Saturday, July 25, 2009

Wine, Lunascape, and IE in Ubuntu Jaunty

My most recent explorations in Ubuntu have involved Wine (a translation layer that allows you run Windows applications on Linux and other *nix platforms) and a couple of Windows browsers.

I had thought Wine was installed by default in Ubuntu but found I was incorrect. Downloading and installing it was quick and painless, thanks to Applications->Add/Remove.

Now for some Windows applications to try it out on.

I recently read about Lunascape, "the world's first and only triple engine browser," which uses the rendering engines underlying Internet Explorer (Trident), Firefox (Gecko), and Safari and Chrome (WebKit); Opera's Presto was not included, nor were a handful of other lesser-known engines. Intriguing, eh?

I downloaded and ran the set-up .exe file with no problem by right-clicking and selecting "Open with 'Wine Windows Program Loader'," but unfortunately several attempts to run it resulted in at best a browser window that darkened after about 10 seconds, after which a warning box opened notifying me that the application was not responding; and at worst, nothing. Further attempts to uninstall and reinstall didn't help and it's unclear how I can remove Lunascape from my Wine programs menu (except possibly by un- and reinstalling Wine itself?) but a bit of research turned up instructions here to remove it entirely after uninstalling it from the Wine menu. I had to use ls to get the official name of the Lunascape folder and rm -r to get rid of it, but I'm getting better at that than I was.

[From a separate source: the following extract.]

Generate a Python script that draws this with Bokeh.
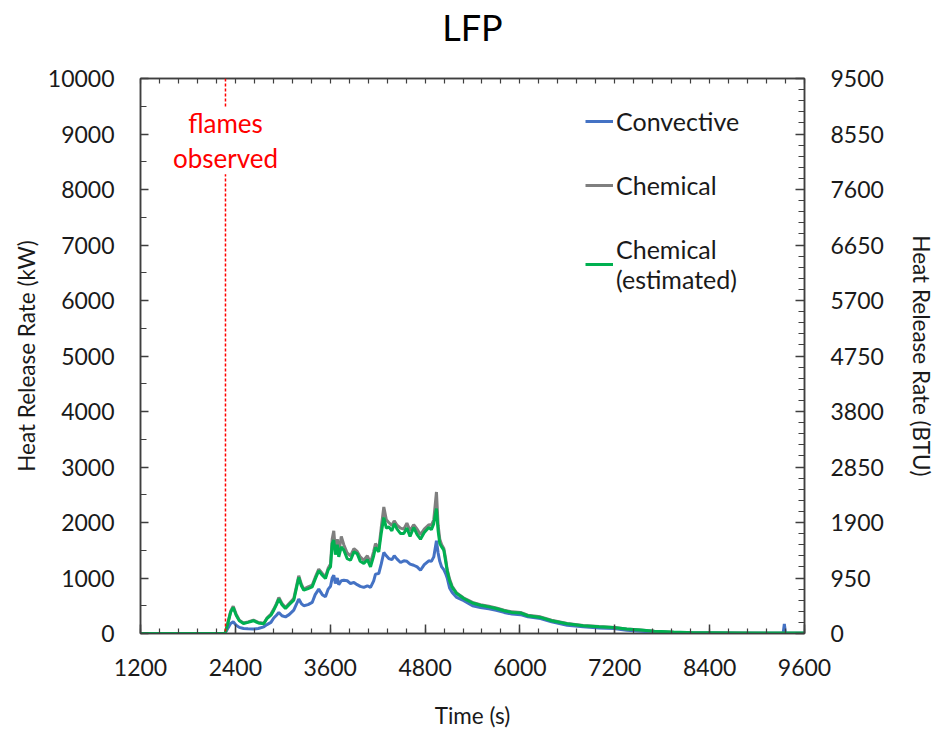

Internet Explorer was more of a mixed bag. By following these instructions I was able to get IE 6 installed and running, but neither the XP nor Vista versions of IE 8, downloaded directly from Microsoft, would open with Wine. The interesting thing about the IE 6 installation is that it requires using the command line to start it: /home/john/bin/ie6, although reinstalling ies4linux created a desktop shortcut to it. I think I'll get rid of the shortcut and just try to remember ~/bin/ie6. That shouldn't be too hard, should it?

At some point when I feel very brave I might try VirtualBox with some of these Windows apps.